Ma sono distinzioni che poco contano agli occhi dei manifestanti, convinti che le politiche del neo presidente mineranno i diritti civili, in particolare quelli delle minoranze etniche, sessuali e religiose, metteranno a rischio il sistema sanitario e ignoreranno i cambiamenti climatici. Gli episodi di intimidazione e intolleranza si stanno moltiplicando nelle scuole, nelle università, nei luoghi di lavoro, come se l'elezione di Trump avesse sdoganato un odio a lungo latente nella società. L'organizzazione americana per la difesa dei diritti civili ha già registrato sul suo sito oltre 200 incidenti a carattere razzista dopo il voto.

LA SQUADRA DI GOVERNO. Il presidente eletto Donald Trump ha scelto come chief of staff della Casa Bianca Reince Priebus, presidente del partito repubblicano.

Stephen Bannon, invece, presidente della campagna elettorale di Donald Trump, sarà il suo chief strategist e il suo consigliere 'anziano': lo rende noto un comunicato. Ex manager di Goldman Sachs, presidente del sito conservatore Breitbarb News, Bannon era in lizza anche per diventare capo dello staff della Casa Bianca.

In questi primi giorni da presidente eletto Donald Trump è alle prese con un dilemma nella formazione della sua futura squadra di governo: mantenere la linea anti-establishment che lo ha portato al trionfo puntando su fedelissimi e outsider o arrivare al compromesso con il partito repubblicano?

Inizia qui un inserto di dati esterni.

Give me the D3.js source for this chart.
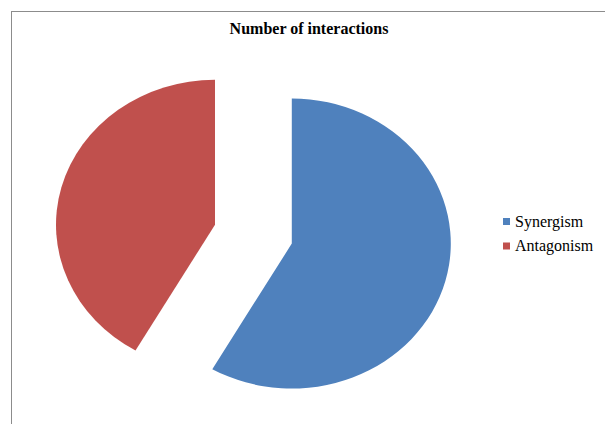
<!DOCTYPE html>
<html>
<head>
<meta charset="utf-8">
<script src="https://cdn.jsdelivr.net/npm/d3@7"></script>
<style>
  html, body { margin: 0; padding: 0; background: #fff; }
  svg { display: block; }
</style>
</head>
<body>
<svg id="chart" width="605" height="424"></svg>
<script>
// Interaction counts by type
const categories = ["Synergism", "Antagonism"];
const counts = [7, 5];
const colors = ["#4F81BD", "#C0504D"];
const title = "Number of interactions";

const svg = d3.select("#chart");

// Chart frame (runs off the right and bottom edges)
svg.append("rect")
  .attr("x", 11.5).attr("y", 11.5)
  .attr("width", 620).attr("height", 440)
  .attr("fill", "#fff")
  .attr("stroke", "#8c8c8c")
  .attr("stroke-width", 1);

svg.append("text")
  .attr("x", 309).attr("y", 34)
  .attr("text-anchor", "middle")
  .attr("font-family", "'Liberation Serif', 'Times New Roman', serif")
  .attr("font-weight", "bold")
  .attr("font-size", 16)
  .attr("fill", "#000")
  .text(title);

// Exploded pie, drawn on a circle and squashed vertically
const rx = 159, ry = 145;
const explode = 0.25;
const cx = 253.4, cy = 234.2;

const pie = d3.pie().sort(null).value(d => d.value);
const arcs = pie(categories.map((c, i) => ({ name: c, value: counts[i], color: colors[i] })));
const arc = d3.arc().innerRadius(0).outerRadius(rx);

const g = svg.append("g")
  .attr("transform", `translate(${cx},${cy}) scale(1,${ry / rx})`);

g.selectAll("path")
  .data(arcs)
  .join("path")
  .attr("d", arc)
  .attr("fill", d => d.data.color)
  .attr("transform", d => {
    const mid = (d.startAngle + d.endAngle) / 2;
    const off = explode * rx;
    return `translate(${off * Math.sin(mid)},${-off * Math.cos(mid)})`;
  });

// Legend
const legend = svg.append("g").attr("transform", "translate(503,218)");
const items = legend.selectAll("g")
  .data(categories)
  .join("g")
  .attr("transform", (d, i) => `translate(0,${i * 24.5})`);

items.append("rect")
  .attr("x", 0).attr("y", 0)
  .attr("width", 7).attr("height", 7)
  .attr("fill", (d, i) => colors[i]);

items.append("text")
  .attr("x", 12).attr("y", 8.5)
  .attr("font-family", "'Liberation Serif', 'Times New Roman', serif")
  .attr("font-size", 16)
  .attr("fill", "#000")
  .text(d => d);
</script>
</body>
</html>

Per il tycoon la scelta appare per molti versi obbligata perché è il Grand Old party, con la sua maggioranza alla Camera e al Senato, ad avere in tasca le chiavi per realizzare molte delle riforme promesse. E l'arma per poterlo eventualmente disarcionare, sostituendolo con il più fidato vice Mike Pence (già promosso a capo del transition team): l'impeachment.

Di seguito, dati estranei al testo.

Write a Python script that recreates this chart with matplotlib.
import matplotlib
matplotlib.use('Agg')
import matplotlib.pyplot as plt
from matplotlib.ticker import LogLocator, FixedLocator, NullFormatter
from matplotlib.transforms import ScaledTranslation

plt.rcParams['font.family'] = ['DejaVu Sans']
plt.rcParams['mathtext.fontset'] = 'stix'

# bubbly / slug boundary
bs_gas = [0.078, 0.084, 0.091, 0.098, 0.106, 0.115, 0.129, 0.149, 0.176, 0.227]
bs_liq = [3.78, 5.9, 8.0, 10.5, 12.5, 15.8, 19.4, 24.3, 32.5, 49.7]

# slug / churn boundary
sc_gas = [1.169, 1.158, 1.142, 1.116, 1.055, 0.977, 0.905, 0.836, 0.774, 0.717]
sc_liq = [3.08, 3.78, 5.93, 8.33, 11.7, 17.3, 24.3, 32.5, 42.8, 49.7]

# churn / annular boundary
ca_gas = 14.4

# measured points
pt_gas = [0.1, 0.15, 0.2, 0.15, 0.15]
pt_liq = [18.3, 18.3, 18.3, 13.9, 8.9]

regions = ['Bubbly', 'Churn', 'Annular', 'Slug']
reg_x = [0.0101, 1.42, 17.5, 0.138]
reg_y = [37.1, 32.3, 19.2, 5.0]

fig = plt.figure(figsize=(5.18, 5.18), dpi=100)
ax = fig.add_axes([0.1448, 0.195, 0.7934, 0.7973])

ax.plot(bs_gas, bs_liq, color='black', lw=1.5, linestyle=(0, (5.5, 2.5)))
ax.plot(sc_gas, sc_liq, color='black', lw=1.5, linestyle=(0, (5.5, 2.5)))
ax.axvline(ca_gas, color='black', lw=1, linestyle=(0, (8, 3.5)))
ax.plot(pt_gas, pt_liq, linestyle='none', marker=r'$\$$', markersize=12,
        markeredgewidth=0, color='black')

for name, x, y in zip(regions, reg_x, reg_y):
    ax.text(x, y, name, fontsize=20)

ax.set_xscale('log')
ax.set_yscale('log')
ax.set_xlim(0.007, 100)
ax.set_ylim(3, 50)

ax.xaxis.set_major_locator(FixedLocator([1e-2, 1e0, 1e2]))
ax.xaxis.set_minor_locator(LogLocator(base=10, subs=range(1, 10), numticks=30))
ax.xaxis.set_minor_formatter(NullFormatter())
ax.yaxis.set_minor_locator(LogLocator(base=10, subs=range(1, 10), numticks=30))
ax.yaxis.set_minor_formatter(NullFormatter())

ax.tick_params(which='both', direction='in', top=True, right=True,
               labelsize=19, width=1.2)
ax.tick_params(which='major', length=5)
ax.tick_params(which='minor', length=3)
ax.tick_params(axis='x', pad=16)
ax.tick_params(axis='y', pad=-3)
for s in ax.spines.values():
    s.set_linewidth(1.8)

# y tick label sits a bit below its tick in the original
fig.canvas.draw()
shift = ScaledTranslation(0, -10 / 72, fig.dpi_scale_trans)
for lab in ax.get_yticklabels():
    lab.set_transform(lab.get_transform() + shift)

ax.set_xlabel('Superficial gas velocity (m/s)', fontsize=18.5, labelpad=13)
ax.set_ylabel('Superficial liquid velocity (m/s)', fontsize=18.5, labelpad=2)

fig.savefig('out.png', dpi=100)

Per ora Trump ha riempito la sua squadra per la transizione con figli, parenti e lobbisti vicini ai repubblicani. Le nomine di governo saranno una cartina tornasole.

Altre caselle chiave per capire in che direzione si muove il presidente eletto sono quelle del segretario di Stato, alla Difesa e al Tesoro.

E del consigliere per la Sicurezza nazionale, carica che sembra contesa tra il generale Michael Flynn, un generale dell'intelligence in pensione che è stato il più stretto consigliere di politica estera di Trump, e 'l'interventista' Stephen Hadley, che ha ricoperto il ruolo con Bush e che è in lizza anche per il Pentagono. Chi sceglierà Trump? Un fedelissimo o una figura chiave dell'establishment repubblicano in politica estera?

Stesso ragionamento vale per gli altri posti dell'amministrazione, con toto-nomi che alternano figure vicine a Trump provenienti dal mondo privato a politici repubblicani con incarichi istituzionali. In questa fase delicata si inseriscono le pressioni spesso contrapposte di almeno tre gruppi. Il primo è quello del 'clan' famigliare (Donald Jr, Eric, Ivanka e il marito di quest'ultima, Jared Kushner ).

Il secondo è quello dei fedelissimi della prima ora, che vorrebbero una resa dei conti con chi nel partito repubblicano non ha sostenuto la candidatura di Trump. Il terzo è quello del Grand Old Party, con Priebus e Pence grandi mediatori. Trump, che non ha nessuna esperienza di governo, dovrà trovare la quadratura del cerchio per accontentare tutti e garantirsi il disco verde al Congresso, senza però annacquare troppo le sue promesse.